Securities and Exchange Commission
Washington, D.C. 20549
FORM 8-K
Current Report Pursuant to Section 13 or 15(d) of the Securities Exchange Act of 1934
Date of Report (date of earliest event reported): February 12, 2003
Chase Corporation
(Exact name of registrant as specified in its charter)
Massachusetts | 1-9852 | 11-1797126. |
State or other jurisdiction of incorporation | Commission File Number | IRS Employer Identification No |
26 Summer Street
Bridgewater, MA 02324
(Address of principal executive offices)
(508) 279-1789
(Registrant’s telephone number,
including area code)
Item 2. Acquisition or Disposition of Assets.

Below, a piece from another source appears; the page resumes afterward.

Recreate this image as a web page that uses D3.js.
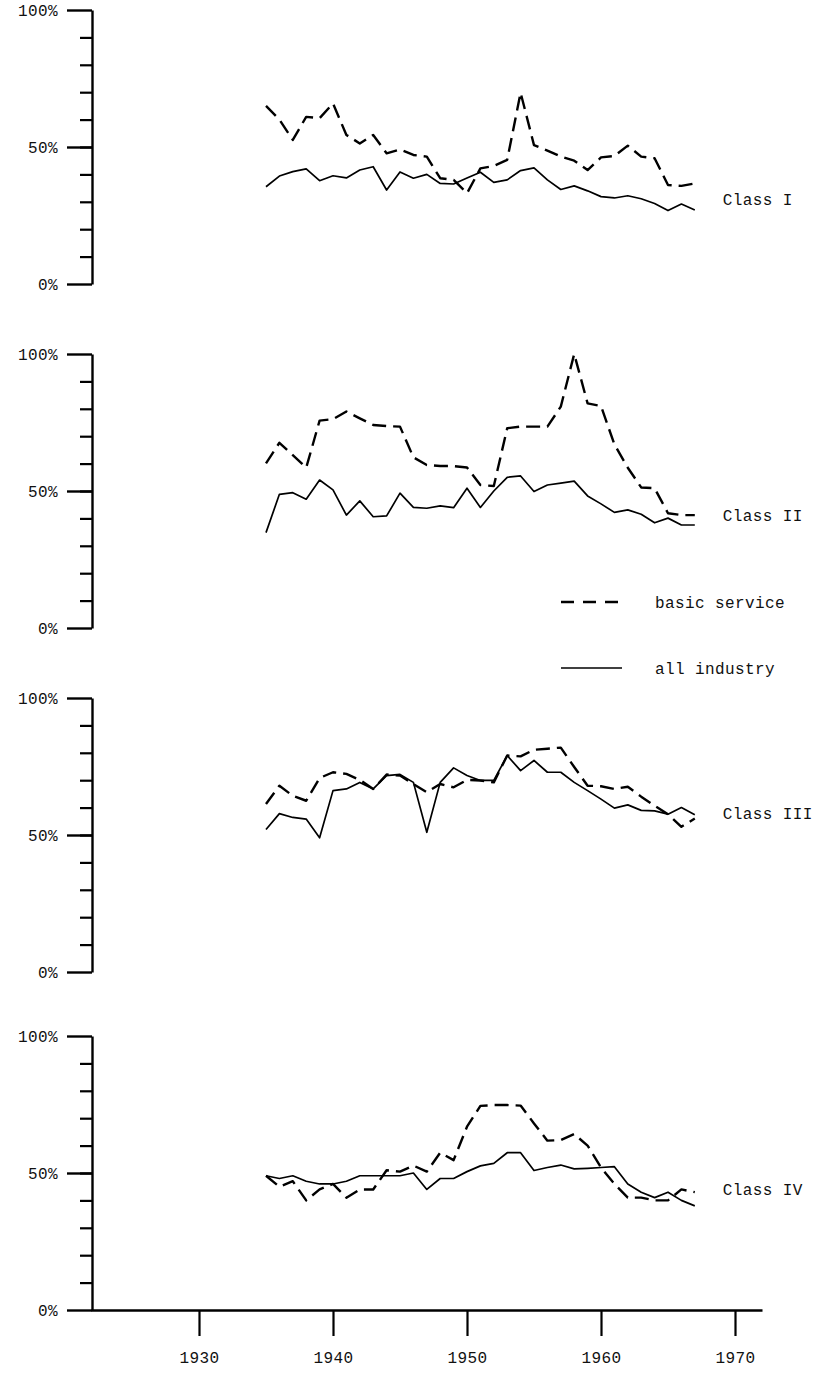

On February 12, 2003, Chase Facile, Inc. (“Chase Facile”), a wholly-owned subsidiary of Chase Corporation (“Chase”), concluded the acquisition of the assets (the “Acquired Assets”) of Facile, Inc. (“Facile”), of Paterson, New Jersey, from Facile and Facile’s lender Wachovia Bank, National Association (“Wachovia”). The transfer of the Acquired Assets to Chase Facile was made pursuant to New Jersey Uniform Commercial Code 9-610 in lieu of a foreclosure by Wachovia of various liens encumbering the Acquired Assets. These liens were released by Wachovia at the closing. The Acquired Assets consisted principally of equipment, inventory and intellectual property used (a) to manufacture engineered, flexible laminations for use in the telecommunications, electric and electronics markets and (b) to produce and market Facile’s INSULFAB, a lightweight, reinforced barrier used for aircraft insulation. Chase intends to continue to use the Acquired Assets substantially in the same manner as they were used prior to the acquisition by Chase Facile. The $4.9 million purchase price included approximately $800,000 for the acquisition of Facile’s long term leasehold interest in its existing manufacturing facility in Paterson, New Jersey. The purchase price was determined through arm’s-length negotiations among Chase, Facile and Wachovia and was funded from borrowings under Chase’s existing credit facility with Fleet National Bank.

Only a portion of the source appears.